In Bangladesh, conventional banks must maintain a 13 per cent Statutory Liquidity Ratio (SLR) and a 4 per cent Cash Reserve Ratio (CRR) with Bangladesh Bank. CRR is the portion of total deposits that commercial banks must maintain as cash reserves with the central bank. SLR is the minimum percentage of a bank’s net demand and time liabilities that it has to maintain in the form of approved government securities. A conventional bank usually maintains the SLR by investing in treasury bonds with different maturities. The bank may use the bond through repo or reverse-repo mechanism to avail necessary liquidity or cash from Bangladesh Bank when required.
The SLR for the Islamic banks is 5 per cent instead of 13 per cent and CRR is 4 per cent. However, an Islamic bank cannot invest in treasury bonds or other government securities because these instruments are interest bearing ones and not shariah-complaint. There was no eligible investment option for the Islamic banks to maintain the SLR earlier. To overcome the shortcoming, the Bangladesh Government Islamic Investment Bond (BGIIB) was introduced in 2004. Islamic banks can borrow from this fund in case of liquidity shortage, which is mobilised through the selling of the BGIIB securities based on the mudarabah principle. But, the transaction is thin. In 2020, the government introduced the Sukuk, an Islamic bond, which became a vital instrument for Islamic banks to maintain SLR. The total amount of Sukuk issued stood at BDT 180.00 billion till the end of December 2023.
As other commercial banks and financial institutions have also invested in Sukuk, the space for Islamic banks has also been reduced here. This means that even after investing in Sukuk, these banks have idle funds in hand. When demand for cash withdrawal increases, the idle funds are exhausted, and the banks at one stage face a liquidity crunch. The Islamic bank, like the conventional banks, cannot borrow from the call money market as the repayment is subject to interest.

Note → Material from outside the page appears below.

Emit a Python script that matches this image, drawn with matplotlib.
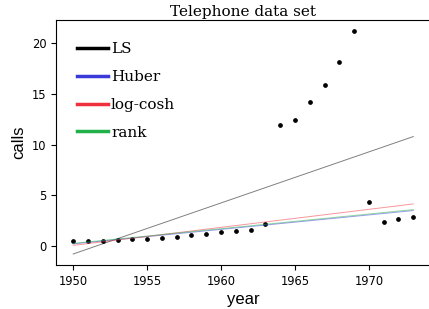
import matplotlib
matplotlib.use("Agg")
import matplotlib.pyplot as plt
import numpy as np
from matplotlib.lines import Line2D

years = np.arange(1950, 1974)
calls = [0.44, 0.47, 0.47, 0.59, 0.66, 0.73, 0.81, 0.88, 1.06, 1.20, 1.35, 1.49,
         1.61, 2.12, 11.90, 12.40, 14.20, 15.90, 18.20, 21.20, 4.30, 2.40, 2.70, 2.90]

# robust fits: value at 1950 and slope per year
fit_names = ["Huber", "log-cosh", "rank"]
fit_start = [0.20, 0.05, 0.25]
fit_slope = [0.143, 0.178, 0.145]
fit_colors = ["#3a3ad8", "#f0303c", "#22b04a"]

fig = plt.figure(figsize=(4.29, 3.09), dpi=100)
ax = fig.add_axes([0.131, 0.142, 0.872, 0.793])

ax.plot(years, calls, "o", color="black", markersize=2.4)

x = np.array([years[0], years[-1]])
b, a = np.polyfit(years, calls, 1)
ax.plot(x, a + b * x, color="black", lw=0.7, alpha=0.5)
for start, slope, c in zip(fit_start, fit_slope, fit_colors):
    ax.plot(x, start + slope * (x - years[0]), color=c, lw=0.7, alpha=0.5)

handles = [Line2D([], [], color="black", lw=2.5)]
handles += [Line2D([], [], color=c, lw=2.5) for c in fit_colors]
ax.legend(handles, ["LS"] + fit_names, loc="upper left", frameon=False,
          prop={"family": "DejaVu Serif", "size": 11}, labelspacing=0.9,
          handlelength=2.0, handletextpad=0.2, borderaxespad=0.5,
          bbox_to_anchor=(0.02, 0.965))

ax.set_xticks([1950, 1955, 1960, 1965, 1970])
ax.set_yticks([0, 5, 10, 15, 20])
ax.tick_params(labelsize=8.3)
ax.set_xlabel("year", fontsize=12, family="Liberation Sans", labelpad=3)
ax.set_ylabel("calls", fontsize=12, family="Liberation Sans")
ax.set_title("Telephone data set", fontsize=11, family="DejaVu Serif", pad=3)

fig.savefig("out.png", dpi=100)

In that case, the only option for these banks is to seek the central bank’s support.
So, it is necessary to float some more Islamic securities or tools so that the Islamic banks can manage the liquidity efficiently. The latest quarterly report of the central bank, however, claimed: “To make efficient use of excess liquidity of the Islamic banking sector, more innovative Islamic money market and capital market products are introduced. The recent introduction of Sukuk and its huge responses from the investors indicate that it will facilitate smooth liquidity management of Islamic banks which may also help deficit financing of the government budget and promote Islamic capital market in the long run.”
In reality, more work is needed as a number of barriers are there to develop well functioning shariah-complaint financial instruments. Five years ago, a study paper titled ‘Liquidity Management Instruments for the Islamic Banks in Bangladesh’ identified these and outlined a series of recommendations. Many of these are still relevant.